I was at an airport recent that was being suddenly evacuated. The entire airport was pushed out into the carpark instead of onto our waiting and empty airplanes. Not being a fan of crushing or panicked crowds, I hung back a bit and made it outside without any hassle or drama. An hour later as the siren was silenced, folks started moving towards the opened airport doors. A queue of thousands was rather haphazardly formed, and then didn’t move. The airport security screening line (yes, one) had to be activated and staffed.
For the first 30 minutes or so I entertained myself with the conversations surrounding me, random birds alighting and then, with a great playlist thru my earbuds. However, I found myself starting to get a bit annoyed with someone’s perfume so I moved forward slightly. And then I noticed the sun really start to heat up so I moved around the crowd again, in a forward direction, and into a bit of shade. Of course this put me next to a crying toddler, so I had no choice but to move forward and out of ear shot. The crowd was still at a stand still, yet somehow I had managed to move from the very back of the pack into the front 1/3. This gradual progression of mine continued until I found myself near the very front of hopeful passengers.
Once onboard I reflected on the situation and my behavior and truly had to laugh. My mind had almost sought out random bits in the crowd that were then turned into annoyances to be avoided.
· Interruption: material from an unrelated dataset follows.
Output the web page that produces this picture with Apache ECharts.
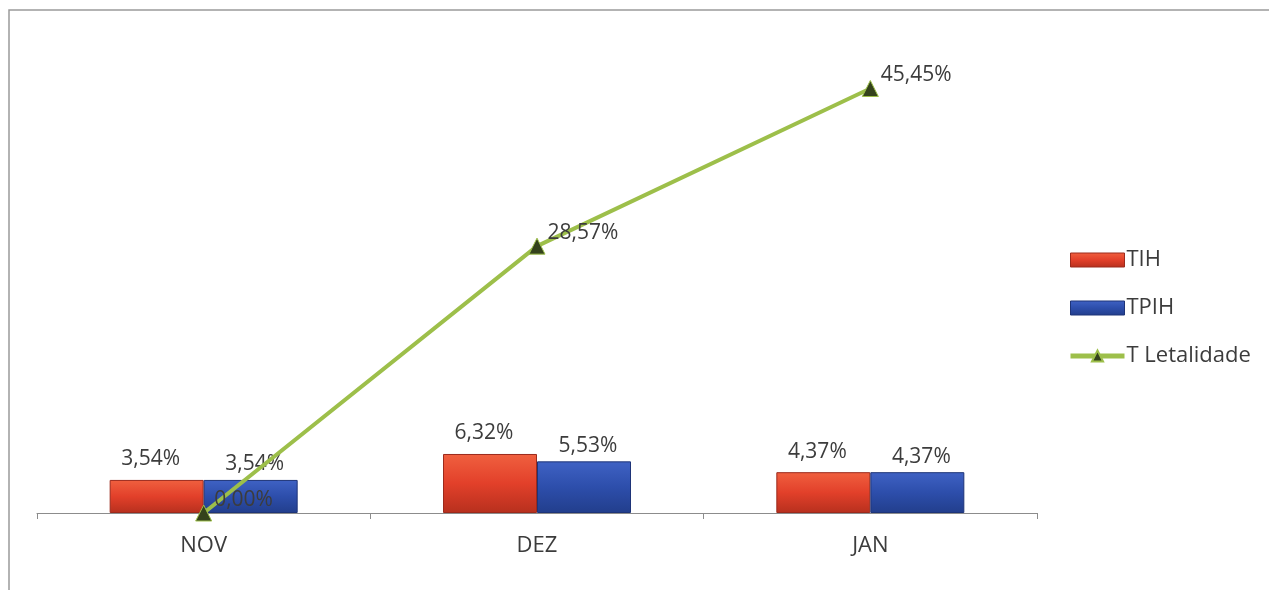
<!DOCTYPE html>
<html>
<head>
<meta charset="utf-8">
<script src="https://cdn.jsdelivr.net/npm/echarts@6/dist/echarts.min.js"></script>
<style>
  html, body { margin: 0; padding: 0; background: #fff; }
  #box { width: 1269px; height: 590px; }
</style>
</head>
<body>
<div id="box"></div>
<script>
const categories = ['NOV', 'DEZ', 'JAN'];
const tih = [3.54, 6.32, 4.37];
const tpih = [3.54, 5.53, 4.37];
const letalidade = [0.00, 28.57, 45.45];

const fmt = v => v.toFixed(2).replace('.', ',') + '%';

let myecharts = echarts.init(document.getElementById('box'));

const labelStyle = {
  show: true,
  fontFamily: 'Open Sans',
  fontSize: 21,
  color: '#3c3c3c',
  formatter: p => fmt(p.value)
};

let options = {
  animation: false,
  textStyle: { fontFamily: 'Open Sans' },
  graphic: [
    {
      type: 'polyline',
      shape: { points: [[9, 590], [9, 10], [1269, 10]] },
      style: { stroke: '#9a9a9a', lineWidth: 1.5, fill: null }
    }
  ],
  grid: { left: 37, right: 232, top: 46, bottom: 77 },
  legend: {
    orient: 'vertical',
    left: 1063,
    top: 244,
    itemGap: 26,
    itemWidth: 54,
    itemHeight: 14,
    textStyle: { fontSize: 22, color: '#3c3c3c', fontFamily: 'Open Sans', padding: [0, 0, 0, -3] },
    data: [
      { name: 'TIH', icon: 'rect', itemStyle: { borderWidth: 1 } },
      { name: 'TPIH', icon: 'rect', itemStyle: { borderWidth: 1 } },
      { name: 'T Letalidade', lineStyle: { width: 5 } }
    ]
  },
  xAxis: {
    type: 'category',
    data: categories,
    axisLine: { lineStyle: { color: '#8c8c8c', width: 1 } },
    axisTick: { show: true, length: 6, lineStyle: { color: '#8c8c8c' } },
    axisLabel: { fontSize: 22, color: '#3c3c3c', margin: 22, fontFamily: 'Open Sans' }
  },
  yAxis: {
    type: 'value',
    min: 0,
    max: 50,
    show: false
  },
  series: [
    {
      name: 'TIH',
      type: 'bar',
      data: tih,
      barWidth: 94,
      barGap: '0%',
      itemStyle: {
        color: new echarts.graphic.LinearGradient(0, 0, 0, 1, [
          { offset: 0, color: '#f0603f' },
          { offset: 0.5, color: '#e2402a' },
          { offset: 1, color: '#b7301e' }
        ]),
        borderColor: '#9c2a1c',
        borderWidth: 1
      },
      label: Object.assign({ position: 'top', distance: 10, offset: [-6, 0] }, labelStyle)
    },
    {
      name: 'TPIH',
      type: 'bar',
      data: tpih,
      barWidth: 94,
      itemStyle: {
        color: new echarts.graphic.LinearGradient(0, 0, 0, 1, [
          { offset: 0, color: '#3f62c4' },
          { offset: 0.5, color: '#2d4eab' },
          { offset: 1, color: '#223e8c' }
        ]),
        borderColor: '#1e3478',
        borderWidth: 1
      },
      label: Object.assign({ position: 'top', distance: 5, offset: [4, 0] }, labelStyle)
    },
    {
      name: 'T Letalidade',
      type: 'line',
      data: letalidade,
      symbol: 'triangle',
      symbolSize: 16,
      lineStyle: { color: '#9dbf4a', width: 4 },
      itemStyle: { color: '#34421c', borderColor: '#9dbf4a', borderWidth: 1 },
      z: 5,
      label: Object.assign({ position: 'right', distance: 2, offset: [0, -13] }, labelStyle)
    }
  ]
};

myecharts.setOption(options);
window.onresize = function () {
  myecharts.resize();
};
</script>
</body>
</html>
The very next day I was traveling along a very crowded footpath with a bottle neck leading to a set of stairs. An eager surfer was running towards the stairs and stopped just short to let several people in front of him pass first. He was happy to let me pass, but I stopped, made eye contact, and motioned for him to move forward instead. It was an incredibly small and fleeting moment, but JOY shined through.
So, when was the last time you felt JOY alongside being impatient, feeling rushed or slightly annoyed? Can you flip it? Can you catch yourself in those tiny moments of being impatient and just stop? I reckon patience might just be another little path to JOY.